===== GIVEN INFORMATION
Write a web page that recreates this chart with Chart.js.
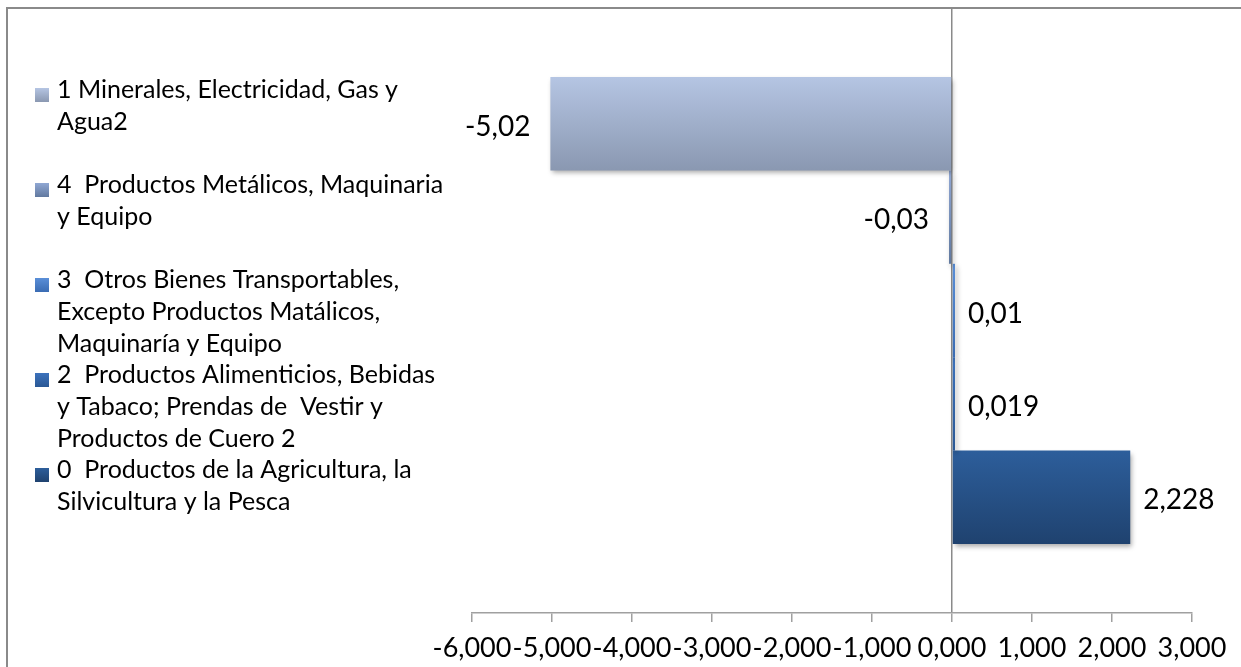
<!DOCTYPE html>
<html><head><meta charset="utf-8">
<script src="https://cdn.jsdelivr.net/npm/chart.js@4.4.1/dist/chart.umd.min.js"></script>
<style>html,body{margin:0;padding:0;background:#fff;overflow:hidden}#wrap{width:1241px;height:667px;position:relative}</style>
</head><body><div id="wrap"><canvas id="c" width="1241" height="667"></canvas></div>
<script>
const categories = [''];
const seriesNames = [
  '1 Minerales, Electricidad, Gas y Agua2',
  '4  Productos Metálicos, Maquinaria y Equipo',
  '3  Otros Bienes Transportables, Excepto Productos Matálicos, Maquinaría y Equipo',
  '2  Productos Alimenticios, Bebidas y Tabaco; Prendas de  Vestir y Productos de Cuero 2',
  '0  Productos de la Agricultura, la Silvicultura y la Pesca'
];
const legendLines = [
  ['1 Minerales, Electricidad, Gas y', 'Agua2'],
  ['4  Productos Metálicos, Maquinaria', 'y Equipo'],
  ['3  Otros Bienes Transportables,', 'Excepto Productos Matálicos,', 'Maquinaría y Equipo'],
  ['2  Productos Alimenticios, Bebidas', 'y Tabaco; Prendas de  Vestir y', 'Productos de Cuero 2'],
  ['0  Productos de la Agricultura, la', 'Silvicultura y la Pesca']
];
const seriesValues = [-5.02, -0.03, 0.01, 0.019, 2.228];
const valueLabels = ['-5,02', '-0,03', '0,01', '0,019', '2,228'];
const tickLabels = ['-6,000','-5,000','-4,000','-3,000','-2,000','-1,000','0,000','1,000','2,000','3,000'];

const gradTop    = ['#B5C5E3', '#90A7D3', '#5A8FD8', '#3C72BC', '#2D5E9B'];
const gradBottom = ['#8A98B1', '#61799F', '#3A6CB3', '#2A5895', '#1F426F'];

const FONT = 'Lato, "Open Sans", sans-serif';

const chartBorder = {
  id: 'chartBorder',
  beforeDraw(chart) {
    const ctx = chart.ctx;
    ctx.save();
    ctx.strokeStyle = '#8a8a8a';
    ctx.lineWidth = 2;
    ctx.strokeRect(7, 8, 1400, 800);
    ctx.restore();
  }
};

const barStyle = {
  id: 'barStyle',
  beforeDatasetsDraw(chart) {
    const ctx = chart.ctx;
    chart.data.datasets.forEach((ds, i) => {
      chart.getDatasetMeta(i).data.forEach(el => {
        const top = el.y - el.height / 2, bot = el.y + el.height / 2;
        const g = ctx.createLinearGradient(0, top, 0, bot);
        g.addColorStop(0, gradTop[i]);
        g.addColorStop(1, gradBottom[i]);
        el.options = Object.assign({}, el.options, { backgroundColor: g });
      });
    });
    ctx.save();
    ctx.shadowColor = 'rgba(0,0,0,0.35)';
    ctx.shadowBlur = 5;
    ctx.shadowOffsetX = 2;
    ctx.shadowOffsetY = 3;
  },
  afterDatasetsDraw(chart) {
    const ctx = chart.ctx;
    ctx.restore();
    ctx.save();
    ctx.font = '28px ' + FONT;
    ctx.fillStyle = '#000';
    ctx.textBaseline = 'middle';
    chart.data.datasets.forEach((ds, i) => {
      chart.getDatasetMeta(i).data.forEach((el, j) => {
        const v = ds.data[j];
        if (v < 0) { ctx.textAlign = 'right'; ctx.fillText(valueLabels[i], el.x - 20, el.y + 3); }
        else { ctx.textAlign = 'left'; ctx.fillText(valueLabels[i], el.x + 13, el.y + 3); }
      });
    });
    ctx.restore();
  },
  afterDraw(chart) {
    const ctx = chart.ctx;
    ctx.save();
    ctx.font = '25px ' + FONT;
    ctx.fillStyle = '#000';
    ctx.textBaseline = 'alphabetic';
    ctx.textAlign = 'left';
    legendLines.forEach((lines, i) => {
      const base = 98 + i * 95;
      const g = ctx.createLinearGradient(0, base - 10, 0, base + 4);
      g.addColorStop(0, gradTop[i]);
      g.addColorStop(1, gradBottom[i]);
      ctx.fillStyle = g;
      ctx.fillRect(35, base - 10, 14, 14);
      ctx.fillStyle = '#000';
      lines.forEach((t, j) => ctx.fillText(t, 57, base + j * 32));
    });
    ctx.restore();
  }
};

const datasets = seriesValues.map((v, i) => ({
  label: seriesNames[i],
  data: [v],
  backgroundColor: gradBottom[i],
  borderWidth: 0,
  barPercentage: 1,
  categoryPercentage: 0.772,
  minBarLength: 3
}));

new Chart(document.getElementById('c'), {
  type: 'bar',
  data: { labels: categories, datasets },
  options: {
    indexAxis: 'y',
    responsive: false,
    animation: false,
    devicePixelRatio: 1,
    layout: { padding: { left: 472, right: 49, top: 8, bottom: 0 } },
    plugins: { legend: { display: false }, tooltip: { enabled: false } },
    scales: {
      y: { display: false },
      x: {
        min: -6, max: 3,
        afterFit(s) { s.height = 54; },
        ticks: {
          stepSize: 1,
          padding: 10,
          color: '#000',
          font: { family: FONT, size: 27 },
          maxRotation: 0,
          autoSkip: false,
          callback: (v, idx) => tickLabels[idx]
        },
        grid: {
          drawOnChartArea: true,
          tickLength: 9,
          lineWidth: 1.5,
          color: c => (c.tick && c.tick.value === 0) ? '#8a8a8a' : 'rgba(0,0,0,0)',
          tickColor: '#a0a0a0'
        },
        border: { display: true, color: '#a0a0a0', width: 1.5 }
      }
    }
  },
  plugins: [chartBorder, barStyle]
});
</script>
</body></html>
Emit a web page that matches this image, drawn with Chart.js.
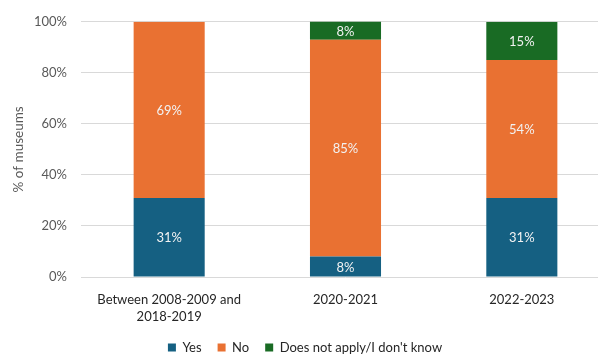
==========
§ **TASK PROMPT**
Omit the pictures and give the material again, exactly and in full.

§ **SOLUTION BELOW**
Write a web page that recreates this chart with Chart.js.
<!DOCTYPE html>
<html><head><meta charset="utf-8">
<script src="https://cdn.jsdelivr.net/npm/chart.js@4.4.1/dist/chart.umd.min.js"></script>
<style>html,body{margin:0;padding:0;background:#fff;overflow:hidden}#wrap{width:1241px;height:667px;position:relative}</style>
</head><body><div id="wrap"><canvas id="c" width="1241" height="667"></canvas></div>
<script>
const categories = [''];
const seriesNames = [
  '1 Minerales, Electricidad, Gas y Agua2',
  '4  Productos Metálicos, Maquinaria y Equipo',
  '3  Otros Bienes Transportables, Excepto Productos Matálicos, Maquinaría y Equipo',
  '2  Productos Alimenticios, Bebidas y Tabaco; Prendas de  Vestir y Productos de Cuero 2',
  '0  Productos de la Agricultura, la Silvicultura y la Pesca'
];
const legendLines = [
  ['1 Minerales, Electricidad, Gas y', 'Agua2'],
  ['4  Productos Metálicos, Maquinaria', 'y Equipo'],
  ['3  Otros Bienes Transportables,', 'Excepto Productos Matálicos,', 'Maquinaría y Equipo'],
  ['2  Productos Alimenticios, Bebidas', 'y Tabaco; Prendas de  Vestir y', 'Productos de Cuero 2'],
  ['0  Productos de la Agricultura, la', 'Silvicultura y la Pesca']
];
const seriesValues = [-5.02, -0.03, 0.01, 0.019, 2.228];
const valueLabels = ['-5,02', '-0,03', '0,01', '0,019', '2,228'];
const tickLabels = ['-6,000','-5,000','-4,000','-3,000','-2,000','-1,000','0,000','1,000','2,000','3,000'];

const gradTop    = ['#B5C5E3', '#90A7D3', '#5A8FD8', '#3C72BC', '#2D5E9B'];
const gradBottom = ['#8A98B1', '#61799F', '#3A6CB3', '#2A5895', '#1F426F'];

const FONT = 'Lato, "Open Sans", sans-serif';

const chartBorder = {
  id: 'chartBorder',
  beforeDraw(chart) {
    const ctx = chart.ctx;
    ctx.save();
    ctx.strokeStyle = '#8a8a8a';
    ctx.lineWidth = 2;
    ctx.strokeRect(7, 8, 1400, 800);
    ctx.restore();
  }
};

const barStyle = {
  id: 'barStyle',
  beforeDatasetsDraw(chart) {
    const ctx = chart.ctx;
    chart.data.datasets.forEach((ds, i) => {
      chart.getDatasetMeta(i).data.forEach(el => {
        const top = el.y - el.height / 2, bot = el.y + el.height / 2;
        const g = ctx.createLinearGradient(0, top, 0, bot);
        g.addColorStop(0, gradTop[i]);
        g.addColorStop(1, gradBottom[i]);
        el.options = Object.assign({}, el.options, { backgroundColor: g });
      });
    });
    ctx.save();
    ctx.shadowColor = 'rgba(0,0,0,0.35)';
    ctx.shadowBlur = 5;
    ctx.shadowOffsetX = 2;
    ctx.shadowOffsetY = 3;
  },
  afterDatasetsDraw(chart) {
    const ctx = chart.ctx;
    ctx.restore();
    ctx.save();
    ctx.font = '28px ' + FONT;
    ctx.fillStyle = '#000';
    ctx.textBaseline = 'middle';
    chart.data.datasets.forEach((ds, i) => {
      chart.getDatasetMeta(i).data.forEach((el, j) => {
        const v = ds.data[j];
        if (v < 0) { ctx.textAlign = 'right'; ctx.fillText(valueLabels[i], el.x - 20, el.y + 3); }
        else { ctx.textAlign = 'left'; ctx.fillText(valueLabels[i], el.x + 13, el.y + 3); }
      });
    });
    ctx.restore();
  },
  afterDraw(chart) {
    const ctx = chart.ctx;
    ctx.save();
    ctx.font = '25px ' + FONT;
    ctx.fillStyle = '#000';
    ctx.textBaseline = 'alphabetic';
    ctx.textAlign = 'left';
    legendLines.forEach((lines, i) => {
      const base = 98 + i * 95;
      const g = ctx.createLinearGradient(0, base - 10, 0, base + 4);
      g.addColorStop(0, gradTop[i]);
      g.addColorStop(1, gradBottom[i]);
      ctx.fillStyle = g;
      ctx.fillRect(35, base - 10, 14, 14);
      ctx.fillStyle = '#000';
      lines.forEach((t, j) => ctx.fillText(t, 57, base + j * 32));
    });
    ctx.restore();
  }
};

const datasets = seriesValues.map((v, i) => ({
  label: seriesNames[i],
  data: [v],
  backgroundColor: gradBottom[i],
  borderWidth: 0,
  barPercentage: 1,
  categoryPercentage: 0.772,
  minBarLength: 3
}));

new Chart(document.getElementById('c'), {
  type: 'bar',
  data: { labels: categories, datasets },
  options: {
    indexAxis: 'y',
    responsive: false,
    animation: false,
    devicePixelRatio: 1,
    layout: { padding: { left: 472, right: 49, top: 8, bottom: 0 } },
    plugins: { legend: { display: false }, tooltip: { enabled: false } },
    scales: {
      y: { display: false },
      x: {
        min: -6, max: 3,
        afterFit(s) { s.height = 54; },
        ticks: {
          stepSize: 1,
          padding: 10,
          color: '#000',
          font: { family: FONT, size: 27 },
          maxRotation: 0,
          autoSkip: false,
          callback: (v, idx) => tickLabels[idx]
        },
        grid: {
          drawOnChartArea: true,
          tickLength: 9,
          lineWidth: 1.5,
          color: c => (c.tick && c.tick.value === 0) ? '#8a8a8a' : 'rgba(0,0,0,0)',
          tickColor: '#a0a0a0'
        },
        border: { display: true, color: '#a0a0a0', width: 1.5 }
      }
    }
  },
  plugins: [chartBorder, barStyle]
});
</script>
</body></html>
Emit a web page that matches this image, drawn with Chart.js.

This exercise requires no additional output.